The transition to renewable energy has focused global attention on wind turbine performance. The output is highly variable, depending on a complex interaction of engineering specifications, geography, and financial agreements. This exploration clarifies the technical metrics used to measure a wind turbine’s performance and quantify its annual generation and resulting revenue.
Understanding Rated Capacity and Power Measurement
Understanding a turbine’s output requires differentiating between power and energy. Power is the instantaneous rate at which electricity is generated, measured in kilowatts (kW) or megawatts (MW). The turbine’s maximum potential is its Rated Capacity, the highest power output guaranteed under optimal wind conditions. Energy is the total amount of electricity produced over a period of time, measured in kilowatt-hours (kWh) or megawatt-hours (MWh). Modern utility-scale turbines typically have a Rated Capacity between 2 MW and 5 MW onshore, and up to 15 MW or more for new offshore projects.
Factors Determining Real-World Output
A wind turbine rarely operates at its maximum Rated Capacity because wind is an inconsistent resource. Real-world performance is described by the Capacity Factor, the ratio of actual annual energy produced versus the maximum possible output. This factor provides a realistic percentage of a turbine’s effective utilization.
Location is the most important variable influencing the Capacity Factor. Offshore wind farms benefit from stronger, more consistent winds, achieving Capacity Factors often ranging from 35% to 50%. Onshore facilities, subject to more turbulence and lower average wind speeds, typically see Capacity Factors between 25% and 40%.
The relationship between wind speed and power is not linear; power density increases with the cube of the wind speed. This means a small increase in wind speed results in a substantial increase in power output. Taller towers and larger rotor diameters also improve performance by accessing higher, less turbulent air. Operational downtime, including maintenance or equipment failure, further reduces real-world output.
Calculating Annual Energy Generation
Annual energy output is calculated by multiplying the Rated Capacity by the total hours in a year (8,760) and the Capacity Factor. This formula translates the turbine’s potential into a measurable amount of electricity.

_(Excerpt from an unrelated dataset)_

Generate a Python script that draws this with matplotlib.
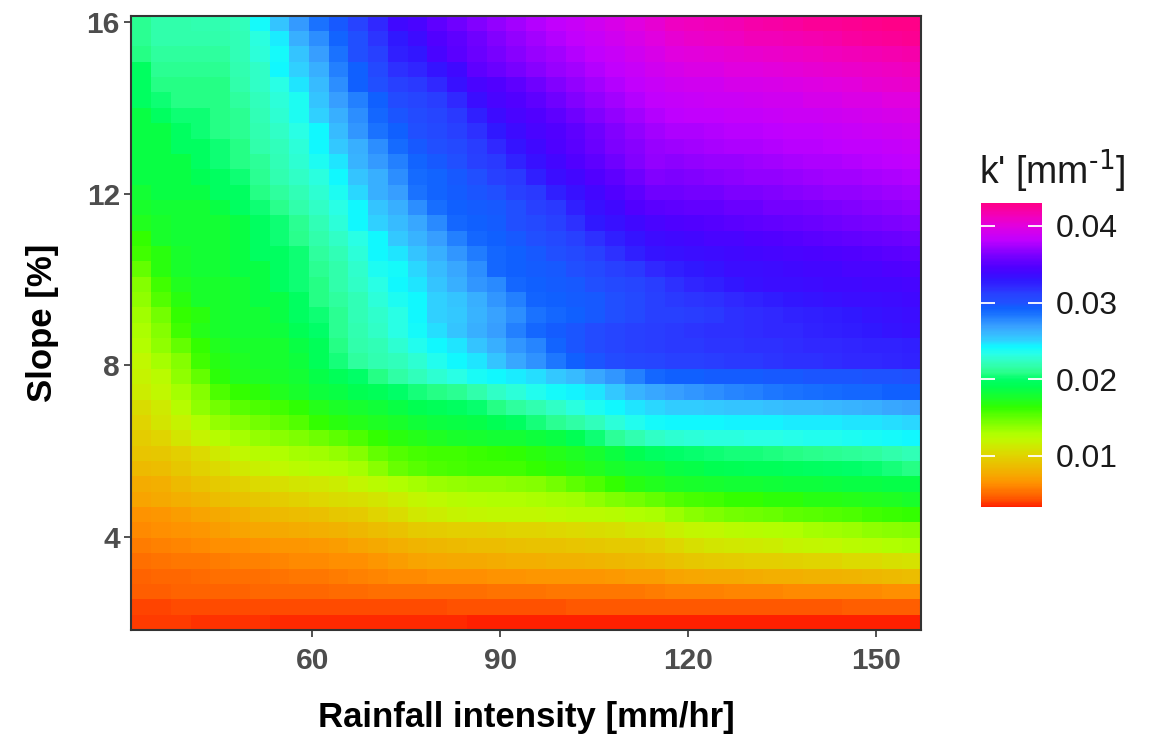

For example, a typical 3 MW onshore turbine with a 35% Capacity Factor generates approximately 9,198 MWh annually (\(3 \text{ MW} \times 8,760 \text{ hours} \times 0.35\)). This energy is sufficient to power thousands of average homes.
Larger offshore turbines produce significantly more energy due to higher Rated Capacity and better wind resources. A 10 MW offshore turbine with a 45% Capacity Factor generates an estimated 39,420 MWh annually. The trend toward taller towers and larger rotors is designed to capture more wind energy, pushing Capacity Factors higher and increasing output even at less-than-ideal sites.
Translating Energy Output into Revenue
Energy generated (MWh) is converted into money primarily through Power Purchase Agreements (PPAs) and wholesale electricity market sales. A PPA is a long-term contract between the wind farm operator and a buyer, such as a utility company or a large corporation, to purchase electricity at a predetermined rate for many years. These contracts provide a stable, predictable revenue stream for the project.
PPA prices vary based on location, contract terms, and market conditions. Recent onshore wind PPA rates in the U.S. have ranged from below $20 per MWh to over $40 per MWh, and sometimes higher in specific regions. Offshore wind projects, which are typically more expensive to build, often have PPA prices between $65 and $75 per MWh.
Wind farms also earn revenue through government incentives, such as production tax credits (PTCs) or the sale of Renewable Energy Certificates (RECs). These credits and certificates represent the environmental attribute of the clean electricity, providing an additional financial boost that contributes to the project’s gross revenue. The 3 MW onshore turbine generating 9,198 MWh, if sold at an average PPA price of $35 per MWh, produces approximately $321,930 in gross annual revenue from energy sales alone.